*GIVEN ENTRIES*.
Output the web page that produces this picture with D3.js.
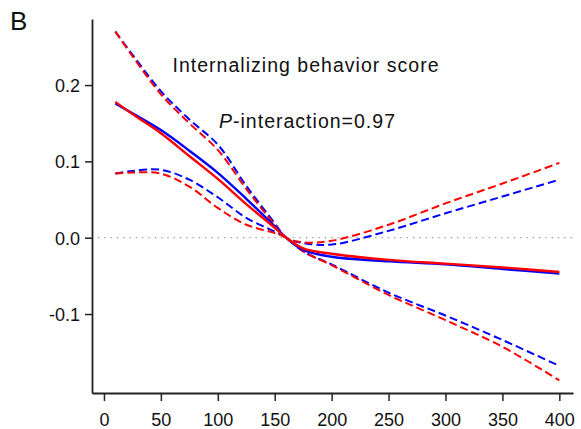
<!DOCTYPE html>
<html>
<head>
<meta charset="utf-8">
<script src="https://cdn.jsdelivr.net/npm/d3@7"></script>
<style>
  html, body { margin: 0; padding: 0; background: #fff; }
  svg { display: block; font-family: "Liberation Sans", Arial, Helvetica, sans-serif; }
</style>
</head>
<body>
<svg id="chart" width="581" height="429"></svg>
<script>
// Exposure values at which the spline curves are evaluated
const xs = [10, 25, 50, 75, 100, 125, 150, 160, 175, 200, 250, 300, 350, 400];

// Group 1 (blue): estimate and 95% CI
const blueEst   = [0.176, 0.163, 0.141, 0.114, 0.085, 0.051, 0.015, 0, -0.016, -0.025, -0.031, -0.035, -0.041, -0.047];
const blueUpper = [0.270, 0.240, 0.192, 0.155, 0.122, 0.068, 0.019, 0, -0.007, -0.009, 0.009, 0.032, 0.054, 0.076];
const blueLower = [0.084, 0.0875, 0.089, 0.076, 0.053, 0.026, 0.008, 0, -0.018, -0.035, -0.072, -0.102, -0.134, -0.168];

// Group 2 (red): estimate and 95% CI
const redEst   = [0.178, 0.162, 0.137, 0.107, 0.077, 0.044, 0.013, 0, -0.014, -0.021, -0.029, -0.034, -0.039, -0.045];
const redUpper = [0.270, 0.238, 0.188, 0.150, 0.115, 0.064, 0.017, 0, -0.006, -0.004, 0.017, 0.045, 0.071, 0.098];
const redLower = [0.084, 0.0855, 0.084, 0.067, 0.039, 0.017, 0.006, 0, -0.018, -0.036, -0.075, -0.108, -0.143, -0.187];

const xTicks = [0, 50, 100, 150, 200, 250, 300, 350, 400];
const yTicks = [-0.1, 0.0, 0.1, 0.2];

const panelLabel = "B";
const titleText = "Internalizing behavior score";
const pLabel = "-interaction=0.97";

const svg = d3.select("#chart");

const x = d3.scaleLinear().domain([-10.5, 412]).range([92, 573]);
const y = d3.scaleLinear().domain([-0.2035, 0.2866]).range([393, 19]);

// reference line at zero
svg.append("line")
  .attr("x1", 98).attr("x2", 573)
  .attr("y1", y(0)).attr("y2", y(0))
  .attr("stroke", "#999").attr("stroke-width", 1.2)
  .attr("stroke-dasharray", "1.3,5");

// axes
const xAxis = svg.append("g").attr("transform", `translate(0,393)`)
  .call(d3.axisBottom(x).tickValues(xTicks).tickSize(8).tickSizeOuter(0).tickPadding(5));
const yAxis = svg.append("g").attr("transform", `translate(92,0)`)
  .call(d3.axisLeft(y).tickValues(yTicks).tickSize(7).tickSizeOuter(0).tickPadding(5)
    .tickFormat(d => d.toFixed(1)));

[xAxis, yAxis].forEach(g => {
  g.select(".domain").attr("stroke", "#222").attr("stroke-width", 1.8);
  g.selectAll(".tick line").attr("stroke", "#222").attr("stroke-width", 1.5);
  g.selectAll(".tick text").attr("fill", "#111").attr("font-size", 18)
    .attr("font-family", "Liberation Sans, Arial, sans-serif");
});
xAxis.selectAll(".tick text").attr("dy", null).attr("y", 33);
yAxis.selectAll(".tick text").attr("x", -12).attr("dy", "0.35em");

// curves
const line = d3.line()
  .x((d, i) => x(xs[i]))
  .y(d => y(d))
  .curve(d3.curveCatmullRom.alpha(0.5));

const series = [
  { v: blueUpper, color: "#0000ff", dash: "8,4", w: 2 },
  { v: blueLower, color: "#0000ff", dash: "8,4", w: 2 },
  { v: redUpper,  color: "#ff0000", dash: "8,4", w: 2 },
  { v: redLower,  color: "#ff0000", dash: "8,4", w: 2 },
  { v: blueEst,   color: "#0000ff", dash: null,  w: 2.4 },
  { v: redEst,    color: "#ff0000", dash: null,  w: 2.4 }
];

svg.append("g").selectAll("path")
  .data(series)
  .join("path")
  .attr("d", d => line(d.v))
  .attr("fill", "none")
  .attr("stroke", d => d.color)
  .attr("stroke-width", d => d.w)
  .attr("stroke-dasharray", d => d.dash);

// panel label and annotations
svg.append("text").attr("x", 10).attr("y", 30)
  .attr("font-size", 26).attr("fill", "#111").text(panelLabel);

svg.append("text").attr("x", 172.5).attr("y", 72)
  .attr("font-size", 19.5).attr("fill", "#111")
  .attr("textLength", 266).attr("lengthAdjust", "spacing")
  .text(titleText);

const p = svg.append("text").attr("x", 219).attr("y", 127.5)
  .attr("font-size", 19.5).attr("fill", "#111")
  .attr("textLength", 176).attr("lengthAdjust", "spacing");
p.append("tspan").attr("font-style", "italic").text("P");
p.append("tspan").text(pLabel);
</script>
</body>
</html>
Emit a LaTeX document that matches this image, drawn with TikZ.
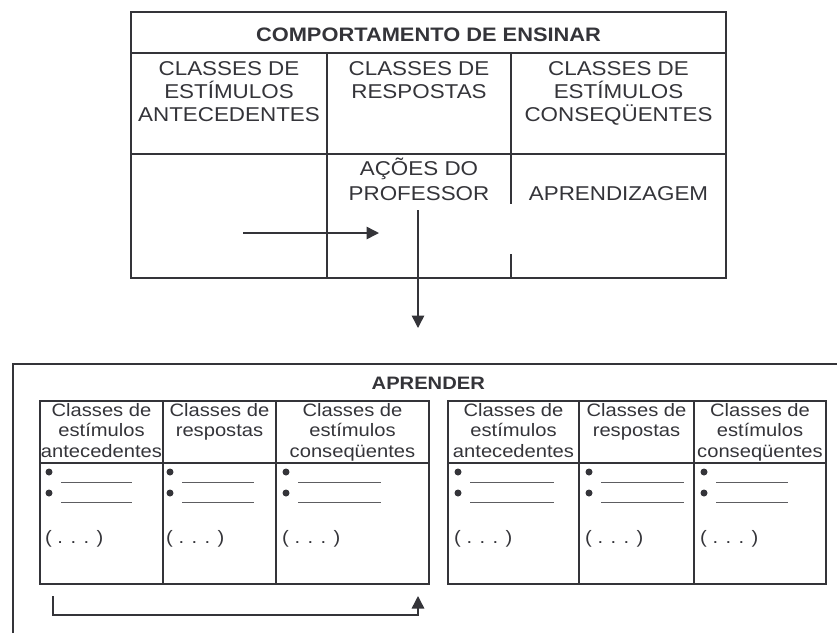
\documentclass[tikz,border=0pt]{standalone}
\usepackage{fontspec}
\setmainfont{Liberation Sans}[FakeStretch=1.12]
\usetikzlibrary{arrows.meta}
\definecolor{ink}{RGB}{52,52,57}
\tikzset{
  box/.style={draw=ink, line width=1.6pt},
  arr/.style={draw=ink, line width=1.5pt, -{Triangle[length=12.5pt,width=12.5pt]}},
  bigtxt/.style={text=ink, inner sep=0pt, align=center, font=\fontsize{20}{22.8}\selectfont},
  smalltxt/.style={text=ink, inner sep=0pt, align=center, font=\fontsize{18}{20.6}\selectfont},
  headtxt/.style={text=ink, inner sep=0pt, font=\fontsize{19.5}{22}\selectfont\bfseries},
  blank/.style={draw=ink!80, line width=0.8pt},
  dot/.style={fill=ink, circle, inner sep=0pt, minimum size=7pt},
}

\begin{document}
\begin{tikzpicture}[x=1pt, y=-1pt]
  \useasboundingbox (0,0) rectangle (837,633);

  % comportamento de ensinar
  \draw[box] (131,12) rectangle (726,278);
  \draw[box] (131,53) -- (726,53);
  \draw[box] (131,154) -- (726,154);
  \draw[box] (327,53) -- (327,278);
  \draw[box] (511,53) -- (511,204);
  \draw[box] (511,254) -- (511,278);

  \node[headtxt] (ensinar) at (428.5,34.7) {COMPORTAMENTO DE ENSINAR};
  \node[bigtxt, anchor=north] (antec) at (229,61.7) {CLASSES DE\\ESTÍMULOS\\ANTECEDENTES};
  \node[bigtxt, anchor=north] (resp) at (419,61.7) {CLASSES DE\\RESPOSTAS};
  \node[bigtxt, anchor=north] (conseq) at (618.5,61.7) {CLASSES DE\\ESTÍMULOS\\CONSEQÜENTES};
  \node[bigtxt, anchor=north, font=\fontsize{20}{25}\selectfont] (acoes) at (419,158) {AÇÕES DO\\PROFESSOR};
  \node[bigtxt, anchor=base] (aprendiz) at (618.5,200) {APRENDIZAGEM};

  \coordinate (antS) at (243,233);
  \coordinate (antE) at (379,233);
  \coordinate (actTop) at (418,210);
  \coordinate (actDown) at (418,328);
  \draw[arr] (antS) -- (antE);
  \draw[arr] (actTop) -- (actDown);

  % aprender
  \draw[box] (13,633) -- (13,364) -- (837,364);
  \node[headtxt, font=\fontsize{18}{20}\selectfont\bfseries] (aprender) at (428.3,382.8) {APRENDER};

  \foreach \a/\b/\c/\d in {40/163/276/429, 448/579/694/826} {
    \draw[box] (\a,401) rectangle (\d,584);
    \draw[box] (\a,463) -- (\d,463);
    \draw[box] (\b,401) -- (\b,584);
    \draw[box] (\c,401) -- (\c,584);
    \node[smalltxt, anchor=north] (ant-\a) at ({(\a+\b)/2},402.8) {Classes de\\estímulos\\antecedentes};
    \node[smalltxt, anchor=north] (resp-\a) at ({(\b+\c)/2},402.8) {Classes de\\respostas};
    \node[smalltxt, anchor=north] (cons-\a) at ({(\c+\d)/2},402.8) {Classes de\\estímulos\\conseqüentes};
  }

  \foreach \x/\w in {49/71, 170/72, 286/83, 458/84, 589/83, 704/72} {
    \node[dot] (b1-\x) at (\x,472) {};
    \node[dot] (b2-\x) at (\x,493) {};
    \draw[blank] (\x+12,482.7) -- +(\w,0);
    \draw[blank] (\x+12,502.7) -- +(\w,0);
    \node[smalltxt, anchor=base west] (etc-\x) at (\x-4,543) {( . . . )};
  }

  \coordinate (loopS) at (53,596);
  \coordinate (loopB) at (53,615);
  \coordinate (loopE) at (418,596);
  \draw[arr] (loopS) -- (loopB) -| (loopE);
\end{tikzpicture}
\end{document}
---
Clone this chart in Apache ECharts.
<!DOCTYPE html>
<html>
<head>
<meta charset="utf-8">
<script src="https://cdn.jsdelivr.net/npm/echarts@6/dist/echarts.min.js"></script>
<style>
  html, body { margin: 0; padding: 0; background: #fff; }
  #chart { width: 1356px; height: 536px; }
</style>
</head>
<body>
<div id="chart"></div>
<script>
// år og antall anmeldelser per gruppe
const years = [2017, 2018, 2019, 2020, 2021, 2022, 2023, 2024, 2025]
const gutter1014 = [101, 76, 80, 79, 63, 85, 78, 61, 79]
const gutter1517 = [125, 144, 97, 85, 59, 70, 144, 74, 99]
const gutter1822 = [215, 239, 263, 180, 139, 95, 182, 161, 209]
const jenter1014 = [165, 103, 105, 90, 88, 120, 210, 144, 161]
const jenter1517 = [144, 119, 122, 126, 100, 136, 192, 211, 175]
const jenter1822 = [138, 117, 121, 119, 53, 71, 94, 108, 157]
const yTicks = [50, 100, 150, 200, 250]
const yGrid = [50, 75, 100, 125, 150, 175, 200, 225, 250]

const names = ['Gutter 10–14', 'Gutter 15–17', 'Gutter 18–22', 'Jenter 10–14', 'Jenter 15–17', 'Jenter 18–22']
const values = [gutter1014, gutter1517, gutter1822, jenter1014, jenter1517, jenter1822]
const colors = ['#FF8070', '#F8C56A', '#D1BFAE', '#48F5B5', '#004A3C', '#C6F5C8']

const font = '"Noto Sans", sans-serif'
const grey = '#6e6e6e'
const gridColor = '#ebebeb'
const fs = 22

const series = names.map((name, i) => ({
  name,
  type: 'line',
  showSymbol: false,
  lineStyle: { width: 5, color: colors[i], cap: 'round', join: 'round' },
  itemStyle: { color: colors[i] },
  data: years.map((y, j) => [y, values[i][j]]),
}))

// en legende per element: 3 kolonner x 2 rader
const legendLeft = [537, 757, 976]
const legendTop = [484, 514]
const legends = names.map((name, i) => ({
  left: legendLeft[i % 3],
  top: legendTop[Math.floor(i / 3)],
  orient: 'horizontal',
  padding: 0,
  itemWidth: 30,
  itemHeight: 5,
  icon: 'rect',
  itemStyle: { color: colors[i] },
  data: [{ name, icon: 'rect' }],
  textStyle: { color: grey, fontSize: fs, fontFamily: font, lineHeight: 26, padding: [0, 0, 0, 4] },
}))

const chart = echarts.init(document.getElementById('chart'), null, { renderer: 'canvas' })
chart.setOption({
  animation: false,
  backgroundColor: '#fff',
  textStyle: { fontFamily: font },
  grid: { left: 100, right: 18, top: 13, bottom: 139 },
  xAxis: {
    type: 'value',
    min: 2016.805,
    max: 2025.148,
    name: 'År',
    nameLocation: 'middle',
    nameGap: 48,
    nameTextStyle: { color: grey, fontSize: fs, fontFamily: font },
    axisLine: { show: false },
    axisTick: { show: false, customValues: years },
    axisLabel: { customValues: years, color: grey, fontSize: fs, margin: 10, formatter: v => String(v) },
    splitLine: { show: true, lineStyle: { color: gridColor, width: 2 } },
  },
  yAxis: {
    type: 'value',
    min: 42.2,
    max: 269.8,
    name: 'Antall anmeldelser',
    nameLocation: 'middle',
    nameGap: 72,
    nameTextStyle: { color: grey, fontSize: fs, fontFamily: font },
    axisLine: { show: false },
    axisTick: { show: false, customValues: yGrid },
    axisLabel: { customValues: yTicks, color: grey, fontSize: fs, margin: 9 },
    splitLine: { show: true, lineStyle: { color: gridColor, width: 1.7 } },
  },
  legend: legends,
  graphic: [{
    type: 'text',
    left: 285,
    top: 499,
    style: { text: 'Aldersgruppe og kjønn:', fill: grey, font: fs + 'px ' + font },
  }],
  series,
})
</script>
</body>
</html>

*WRITTEN TASK*.
Gather each line of the records holding the string "that".

*REPLY TO THE TASK*.
Output the web page that produces this picture with D3.js.
Emit a LaTeX document that matches this image, drawn with TikZ.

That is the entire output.